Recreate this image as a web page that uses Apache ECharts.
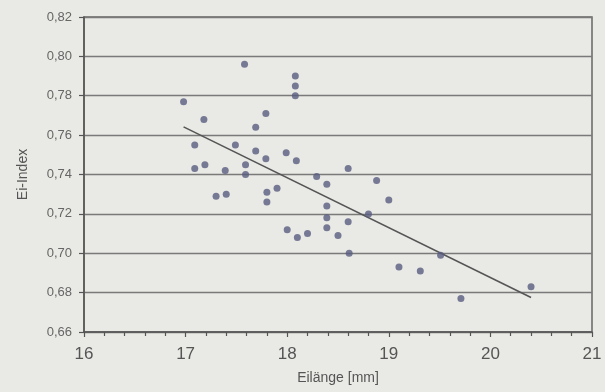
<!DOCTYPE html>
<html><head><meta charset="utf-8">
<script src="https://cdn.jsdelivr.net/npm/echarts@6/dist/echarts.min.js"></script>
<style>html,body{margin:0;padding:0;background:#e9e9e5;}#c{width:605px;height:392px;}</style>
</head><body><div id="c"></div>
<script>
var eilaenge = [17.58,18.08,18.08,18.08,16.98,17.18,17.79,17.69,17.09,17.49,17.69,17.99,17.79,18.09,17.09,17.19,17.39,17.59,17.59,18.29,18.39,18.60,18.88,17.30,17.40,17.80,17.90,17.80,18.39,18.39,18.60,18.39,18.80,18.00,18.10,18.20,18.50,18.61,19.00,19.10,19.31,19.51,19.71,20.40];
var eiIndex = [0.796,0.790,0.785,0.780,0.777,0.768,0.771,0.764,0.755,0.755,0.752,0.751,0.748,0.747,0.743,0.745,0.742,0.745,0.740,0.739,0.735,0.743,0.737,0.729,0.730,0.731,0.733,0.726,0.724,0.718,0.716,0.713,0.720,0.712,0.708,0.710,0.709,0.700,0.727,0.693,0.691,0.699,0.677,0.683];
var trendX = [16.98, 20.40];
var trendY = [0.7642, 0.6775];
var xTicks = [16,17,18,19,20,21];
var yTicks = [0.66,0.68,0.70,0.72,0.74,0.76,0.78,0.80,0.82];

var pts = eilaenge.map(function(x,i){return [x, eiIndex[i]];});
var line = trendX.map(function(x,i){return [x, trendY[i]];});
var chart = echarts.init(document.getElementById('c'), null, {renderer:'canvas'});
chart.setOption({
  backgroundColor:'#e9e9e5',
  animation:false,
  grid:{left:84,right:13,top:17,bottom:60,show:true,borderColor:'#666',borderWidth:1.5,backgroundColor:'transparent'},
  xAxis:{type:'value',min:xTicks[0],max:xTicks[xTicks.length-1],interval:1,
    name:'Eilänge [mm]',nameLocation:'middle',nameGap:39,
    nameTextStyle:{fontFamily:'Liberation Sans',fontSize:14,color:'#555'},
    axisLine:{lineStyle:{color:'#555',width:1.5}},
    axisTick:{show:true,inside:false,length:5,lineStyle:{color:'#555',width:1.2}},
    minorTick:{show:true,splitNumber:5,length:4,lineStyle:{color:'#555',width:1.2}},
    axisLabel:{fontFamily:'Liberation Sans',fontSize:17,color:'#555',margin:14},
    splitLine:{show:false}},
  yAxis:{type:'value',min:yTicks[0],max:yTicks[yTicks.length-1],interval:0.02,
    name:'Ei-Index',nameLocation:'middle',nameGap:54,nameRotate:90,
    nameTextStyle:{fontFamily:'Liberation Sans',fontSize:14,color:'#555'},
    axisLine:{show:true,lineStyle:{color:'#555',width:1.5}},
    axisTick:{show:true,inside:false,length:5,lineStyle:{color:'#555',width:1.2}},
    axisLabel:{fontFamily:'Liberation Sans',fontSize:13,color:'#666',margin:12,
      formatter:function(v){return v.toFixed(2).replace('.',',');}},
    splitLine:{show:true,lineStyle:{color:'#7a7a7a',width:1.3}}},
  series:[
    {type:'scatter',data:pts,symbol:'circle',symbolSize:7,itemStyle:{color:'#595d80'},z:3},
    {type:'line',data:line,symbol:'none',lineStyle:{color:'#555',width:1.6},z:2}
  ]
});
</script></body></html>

+ + + +

▸ WRITTEN TASK: Restate the whole of the material word for word without the pictures.

▸ EXERCISE SOLUTION:
Recreate this image as a web page that uses Apache ECharts.
<!DOCTYPE html>
<html><head><meta charset="utf-8">
<script src="https://cdn.jsdelivr.net/npm/echarts@6/dist/echarts.min.js"></script>
<style>html,body{margin:0;padding:0;background:#e9e9e5;}#c{width:605px;height:392px;}</style>
</head><body><div id="c"></div>
<script>
var eilaenge = [17.58,18.08,18.08,18.08,16.98,17.18,17.79,17.69,17.09,17.49,17.69,17.99,17.79,18.09,17.09,17.19,17.39,17.59,17.59,18.29,18.39,18.60,18.88,17.30,17.40,17.80,17.90,17.80,18.39,18.39,18.60,18.39,18.80,18.00,18.10,18.20,18.50,18.61,19.00,19.10,19.31,19.51,19.71,20.40];
var eiIndex = [0.796,0.790,0.785,0.780,0.777,0.768,0.771,0.764,0.755,0.755,0.752,0.751,0.748,0.747,0.743,0.745,0.742,0.745,0.740,0.739,0.735,0.743,0.737,0.729,0.730,0.731,0.733,0.726,0.724,0.718,0.716,0.713,0.720,0.712,0.708,0.710,0.709,0.700,0.727,0.693,0.691,0.699,0.677,0.683];
var trendX = [16.98, 20.40];
var trendY = [0.7642, 0.6775];
var xTicks = [16,17,18,19,20,21];
var yTicks = [0.66,0.68,0.70,0.72,0.74,0.76,0.78,0.80,0.82];

var pts = eilaenge.map(function(x,i){return [x, eiIndex[i]];});
var line = trendX.map(function(x,i){return [x, trendY[i]];});
var chart = echarts.init(document.getElementById('c'), null, {renderer:'canvas'});
chart.setOption({
  backgroundColor:'#e9e9e5',
  animation:false,
  grid:{left:84,right:13,top:17,bottom:60,show:true,borderColor:'#666',borderWidth:1.5,backgroundColor:'transparent'},
  xAxis:{type:'value',min:xTicks[0],max:xTicks[xTicks.length-1],interval:1,
    name:'Eilänge [mm]',nameLocation:'middle',nameGap:39,
    nameTextStyle:{fontFamily:'Liberation Sans',fontSize:14,color:'#555'},
    axisLine:{lineStyle:{color:'#555',width:1.5}},
    axisTick:{show:true,inside:false,length:5,lineStyle:{color:'#555',width:1.2}},
    minorTick:{show:true,splitNumber:5,length:4,lineStyle:{color:'#555',width:1.2}},
    axisLabel:{fontFamily:'Liberation Sans',fontSize:17,color:'#555',margin:14},
    splitLine:{show:false}},
  yAxis:{type:'value',min:yTicks[0],max:yTicks[yTicks.length-1],interval:0.02,
    name:'Ei-Index',nameLocation:'middle',nameGap:54,nameRotate:90,
    nameTextStyle:{fontFamily:'Liberation Sans',fontSize:14,color:'#555'},
    axisLine:{show:true,lineStyle:{color:'#555',width:1.5}},
    axisTick:{show:true,inside:false,length:5,lineStyle:{color:'#555',width:1.2}},
    axisLabel:{fontFamily:'Liberation Sans',fontSize:13,color:'#666',margin:12,
      formatter:function(v){return v.toFixed(2).replace('.',',');}},
    splitLine:{show:true,lineStyle:{color:'#7a7a7a',width:1.3}}},
  series:[
    {type:'scatter',data:pts,symbol:'circle',symbolSize:7,itemStyle:{color:'#595d80'},z:3},
    {type:'line',data:line,symbol:'none',lineStyle:{color:'#555',width:1.6},z:2}
  ]
});
</script></body></html>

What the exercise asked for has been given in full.